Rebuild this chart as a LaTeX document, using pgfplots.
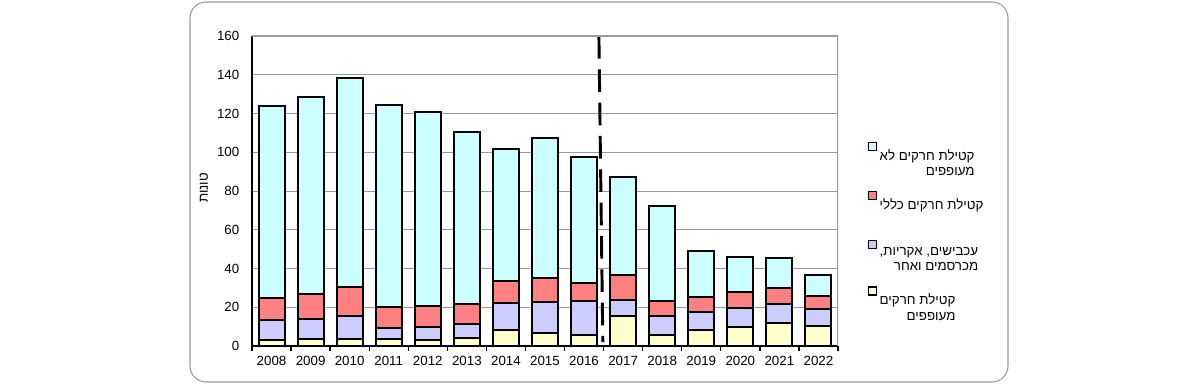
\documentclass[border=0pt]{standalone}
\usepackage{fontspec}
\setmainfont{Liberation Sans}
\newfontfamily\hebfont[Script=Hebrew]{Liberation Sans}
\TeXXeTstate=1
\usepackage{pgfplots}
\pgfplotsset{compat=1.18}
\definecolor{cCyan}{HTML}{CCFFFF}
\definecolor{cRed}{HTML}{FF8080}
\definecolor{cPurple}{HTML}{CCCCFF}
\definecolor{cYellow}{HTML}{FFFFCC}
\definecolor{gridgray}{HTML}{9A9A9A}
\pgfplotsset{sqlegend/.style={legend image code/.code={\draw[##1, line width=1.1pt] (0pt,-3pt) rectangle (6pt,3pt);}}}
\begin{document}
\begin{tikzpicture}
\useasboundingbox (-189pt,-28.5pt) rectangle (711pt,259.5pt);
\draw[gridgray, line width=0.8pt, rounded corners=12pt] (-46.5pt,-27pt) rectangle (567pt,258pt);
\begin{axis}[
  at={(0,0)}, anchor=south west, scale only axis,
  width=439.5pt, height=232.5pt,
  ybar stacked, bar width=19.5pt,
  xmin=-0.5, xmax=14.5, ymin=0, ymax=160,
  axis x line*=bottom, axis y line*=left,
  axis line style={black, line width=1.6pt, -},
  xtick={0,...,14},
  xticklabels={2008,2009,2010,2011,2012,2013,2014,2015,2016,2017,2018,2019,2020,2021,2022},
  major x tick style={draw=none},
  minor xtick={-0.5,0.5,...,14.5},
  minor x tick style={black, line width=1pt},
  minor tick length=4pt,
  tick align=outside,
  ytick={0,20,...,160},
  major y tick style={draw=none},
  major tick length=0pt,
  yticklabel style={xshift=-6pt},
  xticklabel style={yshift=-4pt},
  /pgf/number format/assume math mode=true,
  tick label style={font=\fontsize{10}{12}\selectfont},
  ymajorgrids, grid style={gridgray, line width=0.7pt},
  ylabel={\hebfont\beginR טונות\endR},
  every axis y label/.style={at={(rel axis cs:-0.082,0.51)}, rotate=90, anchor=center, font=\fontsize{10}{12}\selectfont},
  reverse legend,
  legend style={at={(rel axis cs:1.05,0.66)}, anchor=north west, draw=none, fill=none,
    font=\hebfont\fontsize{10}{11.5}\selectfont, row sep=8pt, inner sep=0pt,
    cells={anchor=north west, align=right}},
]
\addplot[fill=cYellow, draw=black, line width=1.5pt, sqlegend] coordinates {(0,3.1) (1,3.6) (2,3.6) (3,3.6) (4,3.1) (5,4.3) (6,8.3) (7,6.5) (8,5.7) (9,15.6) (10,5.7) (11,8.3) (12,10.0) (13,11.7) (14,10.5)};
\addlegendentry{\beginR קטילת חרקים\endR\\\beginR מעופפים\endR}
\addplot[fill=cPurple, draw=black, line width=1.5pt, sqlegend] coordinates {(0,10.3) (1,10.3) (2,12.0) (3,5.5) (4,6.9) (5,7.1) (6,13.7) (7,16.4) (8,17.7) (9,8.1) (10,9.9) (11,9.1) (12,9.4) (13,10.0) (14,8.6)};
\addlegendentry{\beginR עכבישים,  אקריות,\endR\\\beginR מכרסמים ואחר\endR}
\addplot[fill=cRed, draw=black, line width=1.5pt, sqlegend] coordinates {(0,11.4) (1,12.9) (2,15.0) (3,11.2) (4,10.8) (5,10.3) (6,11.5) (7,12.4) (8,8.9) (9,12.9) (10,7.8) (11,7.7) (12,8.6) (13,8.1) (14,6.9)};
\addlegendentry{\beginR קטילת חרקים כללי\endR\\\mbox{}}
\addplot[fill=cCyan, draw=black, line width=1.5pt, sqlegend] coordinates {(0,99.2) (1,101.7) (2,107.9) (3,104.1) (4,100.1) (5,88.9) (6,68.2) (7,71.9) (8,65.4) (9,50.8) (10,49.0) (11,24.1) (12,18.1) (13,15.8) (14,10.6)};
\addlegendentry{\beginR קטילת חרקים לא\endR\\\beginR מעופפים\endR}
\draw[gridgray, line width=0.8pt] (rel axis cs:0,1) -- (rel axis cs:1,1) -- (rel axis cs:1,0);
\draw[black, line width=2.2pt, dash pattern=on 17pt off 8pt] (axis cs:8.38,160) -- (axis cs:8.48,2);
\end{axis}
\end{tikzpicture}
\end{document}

-*-*-

-- PROBLEM REQUIREMENTS --
Repeat the material above verbatim, with no pictures in the output.

-- RESPONSE TO THE EXERCISE --
Rebuild this chart as a LaTeX document, using pgfplots.
\documentclass[border=0pt]{standalone}
\usepackage{fontspec}
\setmainfont{Liberation Sans}
\newfontfamily\hebfont[Script=Hebrew]{Liberation Sans}
\TeXXeTstate=1
\usepackage{pgfplots}
\pgfplotsset{compat=1.18}
\definecolor{cCyan}{HTML}{CCFFFF}
\definecolor{cRed}{HTML}{FF8080}
\definecolor{cPurple}{HTML}{CCCCFF}
\definecolor{cYellow}{HTML}{FFFFCC}
\definecolor{gridgray}{HTML}{9A9A9A}
\pgfplotsset{sqlegend/.style={legend image code/.code={\draw[##1, line width=1.1pt] (0pt,-3pt) rectangle (6pt,3pt);}}}
\begin{document}
\begin{tikzpicture}
\useasboundingbox (-189pt,-28.5pt) rectangle (711pt,259.5pt);
\draw[gridgray, line width=0.8pt, rounded corners=12pt] (-46.5pt,-27pt) rectangle (567pt,258pt);
\begin{axis}[
  at={(0,0)}, anchor=south west, scale only axis,
  width=439.5pt, height=232.5pt,
  ybar stacked, bar width=19.5pt,
  xmin=-0.5, xmax=14.5, ymin=0, ymax=160,
  axis x line*=bottom, axis y line*=left,
  axis line style={black, line width=1.6pt, -},
  xtick={0,...,14},
  xticklabels={2008,2009,2010,2011,2012,2013,2014,2015,2016,2017,2018,2019,2020,2021,2022},
  major x tick style={draw=none},
  minor xtick={-0.5,0.5,...,14.5},
  minor x tick style={black, line width=1pt},
  minor tick length=4pt,
  tick align=outside,
  ytick={0,20,...,160},
  major y tick style={draw=none},
  major tick length=0pt,
  yticklabel style={xshift=-6pt},
  xticklabel style={yshift=-4pt},
  /pgf/number format/assume math mode=true,
  tick label style={font=\fontsize{10}{12}\selectfont},
  ymajorgrids, grid style={gridgray, line width=0.7pt},
  ylabel={\hebfont\beginR טונות\endR},
  every axis y label/.style={at={(rel axis cs:-0.082,0.51)}, rotate=90, anchor=center, font=\fontsize{10}{12}\selectfont},
  reverse legend,
  legend style={at={(rel axis cs:1.05,0.66)}, anchor=north west, draw=none, fill=none,
    font=\hebfont\fontsize{10}{11.5}\selectfont, row sep=8pt, inner sep=0pt,
    cells={anchor=north west, align=right}},
]
\addplot[fill=cYellow, draw=black, line width=1.5pt, sqlegend] coordinates {(0,3.1) (1,3.6) (2,3.6) (3,3.6) (4,3.1) (5,4.3) (6,8.3) (7,6.5) (8,5.7) (9,15.6) (10,5.7) (11,8.3) (12,10.0) (13,11.7) (14,10.5)};
\addlegendentry{\beginR קטילת חרקים\endR\\\beginR מעופפים\endR}
\addplot[fill=cPurple, draw=black, line width=1.5pt, sqlegend] coordinates {(0,10.3) (1,10.3) (2,12.0) (3,5.5) (4,6.9) (5,7.1) (6,13.7) (7,16.4) (8,17.7) (9,8.1) (10,9.9) (11,9.1) (12,9.4) (13,10.0) (14,8.6)};
\addlegendentry{\beginR עכבישים,  אקריות,\endR\\\beginR מכרסמים ואחר\endR}
\addplot[fill=cRed, draw=black, line width=1.5pt, sqlegend] coordinates {(0,11.4) (1,12.9) (2,15.0) (3,11.2) (4,10.8) (5,10.3) (6,11.5) (7,12.4) (8,8.9) (9,12.9) (10,7.8) (11,7.7) (12,8.6) (13,8.1) (14,6.9)};
\addlegendentry{\beginR קטילת חרקים כללי\endR\\\mbox{}}
\addplot[fill=cCyan, draw=black, line width=1.5pt, sqlegend] coordinates {(0,99.2) (1,101.7) (2,107.9) (3,104.1) (4,100.1) (5,88.9) (6,68.2) (7,71.9) (8,65.4) (9,50.8) (10,49.0) (11,24.1) (12,18.1) (13,15.8) (14,10.6)};
\addlegendentry{\beginR קטילת חרקים לא\endR\\\beginR מעופפים\endR}
\draw[gridgray, line width=0.8pt] (rel axis cs:0,1) -- (rel axis cs:1,1) -- (rel axis cs:1,0);
\draw[black, line width=2.2pt, dash pattern=on 17pt off 8pt] (axis cs:8.38,160) -- (axis cs:8.48,2);
\end{axis}
\end{tikzpicture}
\end{document}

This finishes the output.